Once everything fit without interference, I bolted the light mask into place. My logo header is fastened down and secured with lockwashers. The mode switch plate is now attached as well. The emergency pull switch plate is the remaining side, but I am having great difficulty getting anything to bond to the back of the steel plate, particularly because the nuts and angle bracket are stainless steel which inhibits adhesion.

I did test with some permanent magnets and found the plate will hold quite well, so that is the plan of attack. I will buy a magnet with a hole that can be mounted to my angle bracket that is already fit into the enclosure. While I am waiting for that piece, I can finish installing the circuit boards with the LEDs.

I thought of a way to minimize the flare of light that comes through the black background of the plexiglass - I will use a tube inserted over each LED to block any sideways emissions. When that is complete, there is some small fastening tasks then I can close up the enclosure.


7D01 Logic Analyzer repair

I replaced the switch and put the unit back together - dozens of cables to connect and now ready for a quick test. I did confirm that the switch works, although with a bit of wiggle it can be made to fail but that is easily corrected by touching the switch again.,

The unit still has the other problems - does not record the second set of eight signals when in 16 channel recording mode and the readout information is missing at the top and statically 11111111 at the bottom., Since the static data at the bottom is also eight bits long when the machine should be in 16 bit mode, there may be a common fault that causes both symptoms.

7D15 Counter/timer/frequency measuring plug-in

I repaired the bad capacitor and put the unit into my scope, It appears to be working properly, although the "Source B" button sticks in a bit probably due to accumulated crud. I did some quick tests with the stopwatch and event counter functions, but will need to read the manual and understand the controls before I put it through all its paces.


I am converting various listings of bootable card decks into punched cards to make use of the system in a native way, whereas up to now I have used an FPGA utility to preload the memory with code each time I power up. Ultimately, a small boot deck will fetch the Disk Monitor System from disk, the most common way that 1130 systems were started, but I have quite a bit of work before I have the RK05 disk drives working as emulated IBM 2310 disk drives.

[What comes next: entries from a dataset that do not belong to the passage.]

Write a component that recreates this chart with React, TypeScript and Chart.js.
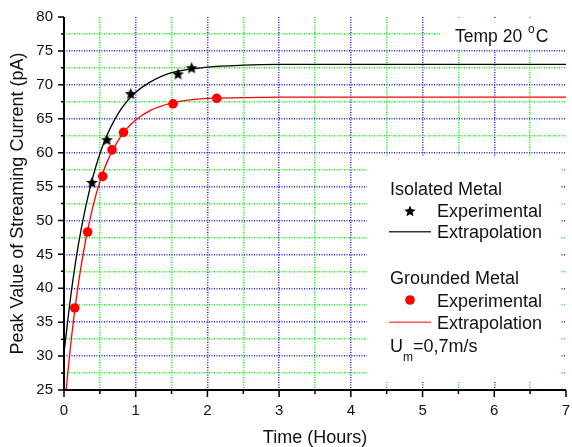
import React, { useEffect, useRef } from "react";
import { Chart, registerables } from "chart.js";

Chart.register(...registerables);

// ---- data ----
const isoTime = [0.39, 0.6, 0.93, 1.59, 1.78];
const isoCurrent = [55.6, 61.9, 68.7, 71.6, 72.5];

const gndTime = [0.15, 0.33, 0.54, 0.67, 0.83, 1.52, 2.13];
const gndCurrent = [37.1, 48.3, 56.5, 60.4, 63.0, 67.2, 68.0];

const isoFitTime = [0, 0.1, 0.2, 0.3, 0.4, 0.5, 0.6, 0.8, 1.0, 1.2, 1.5, 2.0, 2.5, 3, 4, 5, 6, 7];
const isoFitCurrent = [30.5, 39.3, 46.4, 51.9, 56.3, 59.8, 62.6, 66.5, 68.9, 70.4, 71.8, 72.6, 72.9, 73.0, 73.0, 73.0, 73.0, 73.0];

const gndFitTime = [0.03, 0.1, 0.2, 0.3, 0.4, 0.5, 0.6, 0.8, 1.0, 1.2, 1.5, 2.0, 2.5, 3, 4, 5, 6, 7];
const gndFitCurrent = [25.0, 32.3, 40.6, 47.0, 51.9, 55.7, 58.6, 62.5, 64.8, 66.2, 67.3, 68.0, 68.1, 68.2, 68.2, 68.2, 68.2, 68.2];

const xTicks = [0, 0.5, 1, 1.5, 2, 2.5, 3, 3.5, 4, 4.5, 5, 5.5, 6, 6.5, 7];
const yTicks = [25, 27.5, 30, 32.5, 35, 37.5, 40, 42.5, 45, 47.5, 50, 52.5, 55, 57.5, 60, 62.5, 65, 67.5, 70, 72.5, 75, 77.5, 80];

const xTitle = "Time (Hours)";
const yTitle = "Peak Value of Streaming Current (pA)";

// ---- styling ----
const FONT = '"Liberation Sans", Arial, sans-serif';
const TEXT = "#111";
const MAJOR = "#2020ff";
const MINOR = "#00ff00";

function drawStar(ctx: CanvasRenderingContext2D, cx: number, cy: number, r: number) {
  ctx.beginPath();
  for (let i = 0; i < 10; i++) {
    const rad = i % 2 === 0 ? r : r * 0.45;
    const a = -Math.PI / 2 + (i * Math.PI) / 5;
    const px = cx + rad * Math.cos(a);
    const py = cy + rad * Math.sin(a);
    if (i === 0) ctx.moveTo(px, py);
    else ctx.lineTo(px, py);
  }
  ctx.closePath();
  ctx.fill();
}

function makeStar(r: number, color: string): HTMLCanvasElement {
  const size = Math.ceil(r * 2 + 2);
  const c = document.createElement("canvas");
  c.width = size;
  c.height = size;
  const g = c.getContext("2d")!;
  g.fillStyle = color;
  drawStar(g, size / 2, size / 2 + 0.5, r);
  return c;
}

function gridColor(v: number, edgeA: number, edgeB: number, major: number) {
  if (v === edgeA || v === edgeB) return "rgba(0,0,0,0)";
  const r = v / major;
  return Math.abs(r - Math.round(r)) < 1e-6 ? MAJOR : MINOR;
}

const overlay = {
  id: "overlay",
  beforeDatasetsDraw(chart: any) {
    const ctx = chart.ctx as CanvasRenderingContext2D;
    ctx.save();
    ctx.fillStyle = "#ffffff";
    ctx.fillRect(440, 18, 125, 32);
    ctx.fillRect(367, 157, 194, 225);
    ctx.restore();
  },
  afterDraw(chart: any) {
    const ctx = chart.ctx as CanvasRenderingContext2D;
    const { x, y } = chart.scales;
    const area = chart.chartArea;
    ctx.save();
    // axes
    ctx.strokeStyle = "#000";
    ctx.lineWidth = 2;
    ctx.beginPath();
    ctx.moveTo(area.left, area.top);
    ctx.lineTo(area.left, area.bottom);
    ctx.lineTo(area.right, area.bottom);
    ctx.stroke();
    ctx.lineWidth = 1.5;
    ctx.beginPath();
    for (const v of xTicks) {
      const px = x.getPixelForValue(v);
      const len = Number.isInteger(v) ? 7 : 4;
      ctx.moveTo(px, area.bottom);
      ctx.lineTo(px, area.bottom + len);
    }
    for (const v of yTicks) {
      const py = y.getPixelForValue(v);
      const len = v % 5 === 0 ? 6 : 3;
      ctx.moveTo(area.left - len, py);
      ctx.lineTo(area.left, py);
    }
    ctx.stroke();

    // annotations / legend
    ctx.fillStyle = TEXT;
    ctx.textBaseline = "alphabetic";
    ctx.textAlign = "left";
    ctx.font = `17.5px ${FONT}`;
    ctx.fillText("Temp 20", 455, 42);
    let tx = 455 + ctx.measureText("Temp 20").width + 6;
    ctx.font = `12px ${FONT}`;
    ctx.fillText("o", tx, 33);
    tx += ctx.measureText("o").width + 1;
    ctx.font = `17.5px ${FONT}`;
    ctx.fillText("C", tx, 42);

    ctx.font = `18px ${FONT}`;
    ctx.fillText("Isolated Metal", 390, 195);
    ctx.fillText("Experimental", 437, 217);
    ctx.fillText("Extrapolation", 437, 238);
    ctx.fillText("Grounded Metal", 390, 284);
    ctx.fillText("Experimental", 437, 306.5);
    ctx.fillText("Extrapolation", 437, 329);
    ctx.fillText("U", 390, 352);
    const uW = ctx.measureText("U").width;
    ctx.font = `12px ${FONT}`;
    ctx.fillText("m", 390 + uW, 361);
    const mW = ctx.measureText("m").width;
    ctx.font = `18px ${FONT}`;
    ctx.fillText("=0,7m/s", 390 + uW + mW, 352);

    // legend symbols
    ctx.fillStyle = "#000";
    drawStar(ctx, 410, 211.5, 6);
    ctx.strokeStyle = "#333";
    ctx.lineWidth = 1.5;
    ctx.beginPath();
    ctx.moveTo(389, 231.7);
    ctx.lineTo(431, 231.7);
    ctx.stroke();
    ctx.fillStyle = "#ff0000";
    ctx.beginPath();
    ctx.arc(410, 300, 4.8, 0, Math.PI * 2);
    ctx.fill();
    ctx.strokeStyle = "#ff5555";
    ctx.beginPath();
    ctx.moveTo(389, 322.3);
    ctx.lineTo(431, 322.3);
    ctx.stroke();
    ctx.restore();
  },
};

export default function App() {
  const ref = useRef<HTMLCanvasElement | null>(null);

  useEffect(() => {
    if (!ref.current) return;
    const star = makeStar(6.2, "#000");
    const toXY = (xs: number[], ys: number[]) => xs.map((v, i) => ({ x: v, y: ys[i] }));

    const chart = new Chart(ref.current, {
      type: "scatter",
      data: {
        datasets: [
          {
            label: "Isolated Metal Experimental",
            data: toXY(isoTime, isoCurrent),
            pointStyle: star as any,
            pointRadius: 6,
            backgroundColor: "#000",
            borderWidth: 0,
            showLine: false,
          },
          {
            label: "Grounded Metal Experimental",
            data: toXY(gndTime, gndCurrent),
            pointStyle: "circle",
            pointRadius: 4.8,
            backgroundColor: "#ff0000",
            borderColor: "#ff0000",
            borderWidth: 0,
            showLine: false,
          },
          {
            label: "Isolated Metal Extrapolation",
            data: toXY(isoFitTime, isoFitCurrent),
            showLine: true,
            pointRadius: 0,
            borderColor: "#000",
            borderWidth: 1.3,
            cubicInterpolationMode: "monotone",
          },
          {
            label: "Grounded Metal Extrapolation",
            data: toXY(gndFitTime, gndFitCurrent),
            showLine: true,
            pointRadius: 0,
            borderColor: "#ff0000",
            borderWidth: 1.3,
            cubicInterpolationMode: "monotone",
          },
        ],
      },
      options: {
        responsive: false,
        animation: false,
        events: [],
        layout: { padding: { top: 17, right: 4, left: 0, bottom: 0 } },
        plugins: { legend: { display: false }, tooltip: { enabled: false } },
        scales: {
          x: {
            type: "linear",
            min: 0,
            max: 7,
            afterBuildTicks: (s: any) => {
              s.ticks = xTicks.map((v) => ({ value: v }));
            },
            afterFit: (s: any) => {
              s.height = 57;
              s.paddingRight = 0;
              s.paddingLeft = 0;
            },
            ticks: {
              autoSkip: false,
              maxRotation: 0,
              padding: 12,
              color: TEXT,
              font: { family: FONT, size: 15 },
              callback: (v: any) => (Number.isInteger(v) ? String(v) : ""),
            },
            grid: {
              drawTicks: false,
              lineWidth: 1.5,
              color: (c: any) => gridColor(c.tick ? c.tick.value : -1, 0, 7, 1),
            },
            border: { display: false, dash: [1, 1.5] },
            title: {
              display: true,
              text: xTitle,
              color: TEXT,
              font: { family: FONT, size: 18 },
              padding: { top: 0, bottom: -2 },
            },
          },
          y: {
            type: "linear",
            min: 25,
            max: 80,
            afterBuildTicks: (s: any) => {
              s.ticks = yTicks.map((v) => ({ value: v }));
            },
            afterFit: (s: any) => {
              s.width = 64;
              s.paddingTop = 0;
              s.paddingBottom = 0;
            },
            ticks: {
              autoSkip: false,
              padding: 11,
              color: TEXT,
              font: { family: FONT, size: 15 },
              callback: (v: any) => (v % 5 === 0 ? String(v) : ""),
            },
            grid: {
              drawTicks: false,
              lineWidth: 1.5,
              color: (c: any) => gridColor(c.tick ? c.tick.value : -1, 25, 80, 5),
            },
            border: { display: false, dash: [1, 1.5] },
            title: {
              display: true,
              text: yTitle,
              color: TEXT,
              font: { family: FONT, size: 18 },
              padding: { top: 7, bottom: 0 },
            },
          },
        },
      },
      plugins: [overlay],
    });
    return () => chart.destroy();
  }, []);

  return (
    <div style={{ position: "fixed", left: 0, top: 0, width: 572, height: 447, background: "#fff" }}>
      <canvas ref={ref} width={572} height={447} style={{ display: "block" }} />
    </div>
  );
}
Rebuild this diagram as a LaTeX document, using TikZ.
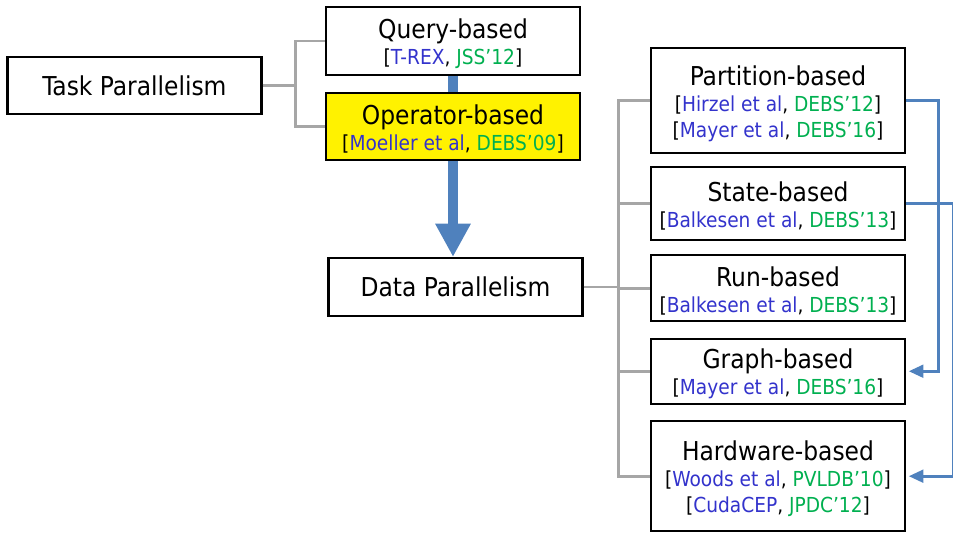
\documentclass[tikz,border=0pt]{standalone}
\usepackage{fontspec}
\setmainfont{DejaVu Sans Condensed}
\usetikzlibrary{positioning,arrows.meta,backgrounds}
\definecolor{authblue}{RGB}{51,51,204}
\definecolor{venuegreen}{RGB}{0,176,80}
\definecolor{linkblue}{RGB}{79,129,189}
\definecolor{treegray}{RGB}{166,166,166}
\newcommand{\titlefont}{\fontsize{19.5}{26}\selectfont}
\newcommand{\reffont}{\fontsize{15.5}{19.5}\selectfont}
\newcommand{\ttl}[1]{{\titlefont\rule{0pt}{19pt}#1}}
\newcommand{\pub}[2]{[{\color{authblue}#1}, {\color{venuegreen}#2}]}
\tikzset{
  box/.style={draw, line width=1.6pt, fill=white, minimum width=190.5pt, align=center, inner sep=2pt, font=\reffont},
  tree/.style={treegray, line width=2.2pt},
  link/.style={linkblue, line width=2.2pt, -{Triangle[length=11pt,width=9.5pt]}, shorten >=2pt},
}
\begin{document}
\begin{tikzpicture}[x=0.75pt, y=-0.75pt]
\useasboundingbox (0,0) rectangle (953,534);
% left part
\node (task) [box, minimum height=42.75pt, font=\titlefont] at (134.5,85.5) {Task Parallelism};
\node (query) [box, minimum height=51pt] at (453,41) {\ttl{Query-based}\\ \pub{T-REX}{JSS'12}};
\node (oper) [box, fill=yellow, minimum height=50.25pt] at (453,126.5) {\ttl{Operator-based}\\ \pub{Moeller et al}{DEBS'09}};
\node (data) [box, minimum height=43.5pt, font=\titlefont] at (455.5,287) {Data Parallelism};
% right column
\node (part) [box, minimum height=78.75pt] at (778,100.5) {\ttl{Partition-based}\\ \pub{Hirzel et al}{DEBS'12}\\ \pub{Mayer et al}{DEBS'16}};
\node (state) [box, minimum height=54.75pt, below=9pt of part] {\ttl{State-based}\\ \pub{Balkesen et al}{DEBS'13}};
\node (run) [box, minimum height=49.5pt, below=9.75pt of state] {\ttl{Run-based}\\ \pub{Balkesen et al}{DEBS'13}};
\node (graph) [box, minimum height=48.75pt, below=11.5pt of run] {\ttl{Graph-based}\\ \pub{Mayer et al}{DEBS'16}};
\node (hard) [box, minimum height=82.5pt, below=11.5pt of graph] {\ttl{Hardware-based}\\ \pub{Woods et al}{PVLDB'10}\\ \pub{CudaCEP}{JPDC'12}};
% big arrow behind the boxes
\begin{scope}[on background layer]
  \draw[linkblue, line width=7.5pt, -{Triangle[length=25pt,width=25pt]}] (query.south) -- (query.south |- data.north);
\end{scope}
% gray tree
\draw[tree] (task.east) -- +(33,0) coordinate (tj);
\draw[tree] (tj) |- (query.west);
\draw[tree] (tj) |- (oper.west);
\draw[tree] (data.east) -- +(35,0) coordinate (dj);
\foreach \n in {part,state,run,graph,hard}
  \draw[tree] (dj) |- (\n.west);
% blue links
\draw[link] (part.east) -- +(32,0) |- (graph.east);
\draw[link] (state.east) -- +(47,0) |- (hard.east);
\end{tikzpicture}
\end{document}
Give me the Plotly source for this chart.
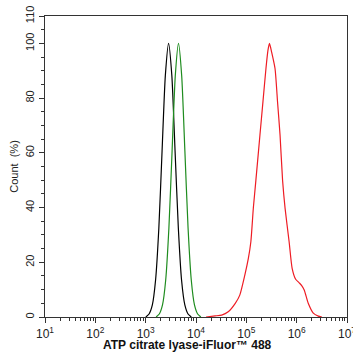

I punched a few of the one-card diagnostics, but these are very rudimentary and hardly worth running. I will punch up the diagnostics loader, which can load some great routines to help exercise the peripherals as well as the processor. I am using a hand operated keypunch, a Wright 2600, so this is a bit tedious starting with the conversion of a blurry listing into the plan for punching holes, then punching as many as 12 holes per column.